WHAT IS REQUIRED –
Give again, exactly as written, the lines of the records below from the line with "Write the matplotlib code for this chart." to the line with "plt.rcParams['font.family'] = ['Noto". Both end lines count; pictures do not.

(Rows from a dataset of charts and code)
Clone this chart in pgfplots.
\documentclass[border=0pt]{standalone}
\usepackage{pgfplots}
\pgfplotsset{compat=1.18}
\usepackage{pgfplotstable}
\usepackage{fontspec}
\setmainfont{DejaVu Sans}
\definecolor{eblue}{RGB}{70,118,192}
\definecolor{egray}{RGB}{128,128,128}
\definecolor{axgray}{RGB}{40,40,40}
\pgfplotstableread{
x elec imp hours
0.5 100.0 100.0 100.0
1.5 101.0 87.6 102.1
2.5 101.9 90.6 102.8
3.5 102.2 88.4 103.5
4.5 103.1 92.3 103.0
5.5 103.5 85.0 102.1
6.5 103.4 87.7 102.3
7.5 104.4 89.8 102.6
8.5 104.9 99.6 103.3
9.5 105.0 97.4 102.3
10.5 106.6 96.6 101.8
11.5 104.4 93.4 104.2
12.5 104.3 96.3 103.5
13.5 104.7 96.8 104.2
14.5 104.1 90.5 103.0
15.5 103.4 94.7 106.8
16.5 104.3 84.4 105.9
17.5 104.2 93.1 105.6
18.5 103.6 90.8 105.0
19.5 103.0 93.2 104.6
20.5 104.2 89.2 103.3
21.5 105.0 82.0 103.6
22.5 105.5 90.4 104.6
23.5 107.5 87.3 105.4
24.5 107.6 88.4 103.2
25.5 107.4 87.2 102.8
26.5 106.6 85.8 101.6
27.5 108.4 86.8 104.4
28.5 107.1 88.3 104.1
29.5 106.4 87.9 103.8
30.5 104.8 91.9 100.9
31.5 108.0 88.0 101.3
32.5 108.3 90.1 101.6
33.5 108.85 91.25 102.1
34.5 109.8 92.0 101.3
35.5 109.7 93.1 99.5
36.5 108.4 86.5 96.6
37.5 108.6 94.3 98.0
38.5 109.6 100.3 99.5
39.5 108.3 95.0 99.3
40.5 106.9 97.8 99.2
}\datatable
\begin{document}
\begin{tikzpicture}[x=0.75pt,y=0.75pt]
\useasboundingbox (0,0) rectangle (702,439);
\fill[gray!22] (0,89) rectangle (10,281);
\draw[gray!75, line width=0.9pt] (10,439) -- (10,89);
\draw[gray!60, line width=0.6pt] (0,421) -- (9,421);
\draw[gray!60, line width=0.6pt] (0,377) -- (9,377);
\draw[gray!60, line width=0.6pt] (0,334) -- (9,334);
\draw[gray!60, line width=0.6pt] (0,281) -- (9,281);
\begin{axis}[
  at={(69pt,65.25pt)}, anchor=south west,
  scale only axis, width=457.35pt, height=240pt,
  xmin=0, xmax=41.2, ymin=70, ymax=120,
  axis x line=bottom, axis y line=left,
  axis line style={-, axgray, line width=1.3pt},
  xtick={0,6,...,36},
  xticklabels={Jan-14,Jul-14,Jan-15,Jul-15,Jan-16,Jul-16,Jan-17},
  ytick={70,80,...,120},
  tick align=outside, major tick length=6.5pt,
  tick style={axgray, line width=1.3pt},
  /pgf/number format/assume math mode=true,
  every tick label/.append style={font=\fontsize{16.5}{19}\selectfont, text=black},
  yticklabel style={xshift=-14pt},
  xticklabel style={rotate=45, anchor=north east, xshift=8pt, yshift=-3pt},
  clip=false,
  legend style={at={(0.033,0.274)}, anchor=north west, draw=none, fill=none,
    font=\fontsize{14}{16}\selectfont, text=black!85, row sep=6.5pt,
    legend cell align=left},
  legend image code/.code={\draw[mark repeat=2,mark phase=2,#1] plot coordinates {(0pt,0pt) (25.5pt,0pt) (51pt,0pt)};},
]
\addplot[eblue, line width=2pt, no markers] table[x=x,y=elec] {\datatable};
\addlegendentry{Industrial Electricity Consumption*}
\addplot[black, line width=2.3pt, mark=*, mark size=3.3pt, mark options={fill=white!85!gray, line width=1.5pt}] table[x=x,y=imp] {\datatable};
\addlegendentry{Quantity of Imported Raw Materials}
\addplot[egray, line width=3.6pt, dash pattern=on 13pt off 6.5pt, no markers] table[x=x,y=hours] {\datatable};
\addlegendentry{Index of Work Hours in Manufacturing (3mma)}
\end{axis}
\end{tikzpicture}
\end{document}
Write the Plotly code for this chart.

--

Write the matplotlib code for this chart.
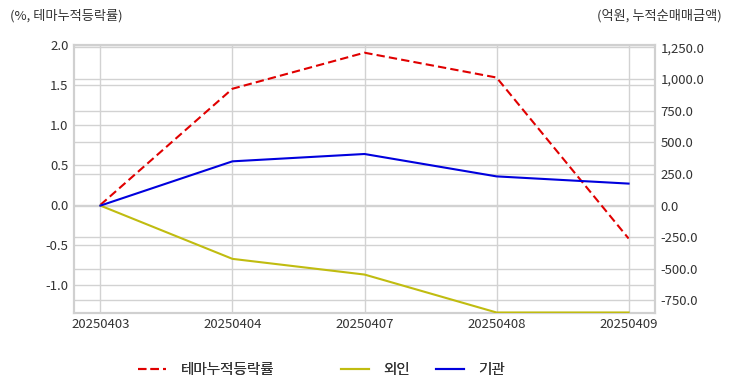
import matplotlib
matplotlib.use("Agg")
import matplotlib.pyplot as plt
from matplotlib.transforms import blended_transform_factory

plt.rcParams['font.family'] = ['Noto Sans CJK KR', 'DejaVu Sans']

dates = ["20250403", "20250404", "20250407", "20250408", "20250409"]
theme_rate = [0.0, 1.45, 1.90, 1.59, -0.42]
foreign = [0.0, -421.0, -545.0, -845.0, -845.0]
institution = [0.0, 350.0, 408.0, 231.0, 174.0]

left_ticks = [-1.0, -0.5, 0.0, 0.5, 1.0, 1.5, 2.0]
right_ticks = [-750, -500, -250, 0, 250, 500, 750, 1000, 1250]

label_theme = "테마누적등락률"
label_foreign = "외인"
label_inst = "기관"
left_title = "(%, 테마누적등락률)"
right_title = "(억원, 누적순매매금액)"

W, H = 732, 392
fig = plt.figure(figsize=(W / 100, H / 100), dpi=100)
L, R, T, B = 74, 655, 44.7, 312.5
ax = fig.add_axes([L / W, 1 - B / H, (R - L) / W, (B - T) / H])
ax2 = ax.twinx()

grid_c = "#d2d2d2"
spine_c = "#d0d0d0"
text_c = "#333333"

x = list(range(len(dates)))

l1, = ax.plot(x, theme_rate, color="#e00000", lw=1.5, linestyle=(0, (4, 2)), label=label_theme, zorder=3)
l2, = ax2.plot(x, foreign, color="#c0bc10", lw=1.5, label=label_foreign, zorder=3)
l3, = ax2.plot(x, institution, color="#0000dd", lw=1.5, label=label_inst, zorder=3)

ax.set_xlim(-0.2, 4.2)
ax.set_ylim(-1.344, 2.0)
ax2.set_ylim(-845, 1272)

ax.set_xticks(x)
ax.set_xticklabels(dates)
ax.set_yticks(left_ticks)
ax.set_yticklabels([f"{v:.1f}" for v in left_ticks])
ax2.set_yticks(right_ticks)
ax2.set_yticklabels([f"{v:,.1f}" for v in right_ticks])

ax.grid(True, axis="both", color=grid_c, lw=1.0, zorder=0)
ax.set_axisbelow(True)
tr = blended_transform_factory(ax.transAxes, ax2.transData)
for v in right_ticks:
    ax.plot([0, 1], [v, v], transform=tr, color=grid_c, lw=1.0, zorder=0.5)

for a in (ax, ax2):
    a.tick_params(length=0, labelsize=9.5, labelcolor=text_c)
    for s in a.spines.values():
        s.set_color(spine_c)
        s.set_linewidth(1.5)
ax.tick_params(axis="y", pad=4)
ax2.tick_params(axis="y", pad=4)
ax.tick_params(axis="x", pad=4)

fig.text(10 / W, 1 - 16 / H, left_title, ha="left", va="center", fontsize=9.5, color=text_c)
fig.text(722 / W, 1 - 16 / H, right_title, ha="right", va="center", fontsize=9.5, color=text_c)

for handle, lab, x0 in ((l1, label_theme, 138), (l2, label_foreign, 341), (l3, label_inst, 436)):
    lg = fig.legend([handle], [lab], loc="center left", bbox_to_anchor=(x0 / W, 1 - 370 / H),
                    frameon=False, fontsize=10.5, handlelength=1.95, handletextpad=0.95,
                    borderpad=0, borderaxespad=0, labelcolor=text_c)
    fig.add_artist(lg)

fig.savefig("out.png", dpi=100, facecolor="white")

THE COMPLETED TASK –
Write the matplotlib code for this chart.
import matplotlib
matplotlib.use("Agg")
import matplotlib.pyplot as plt
from matplotlib.transforms import blended_transform_factory

plt.rcParams['font.family'] = ['Noto Sans CJK KR', 'DejaVu Sans']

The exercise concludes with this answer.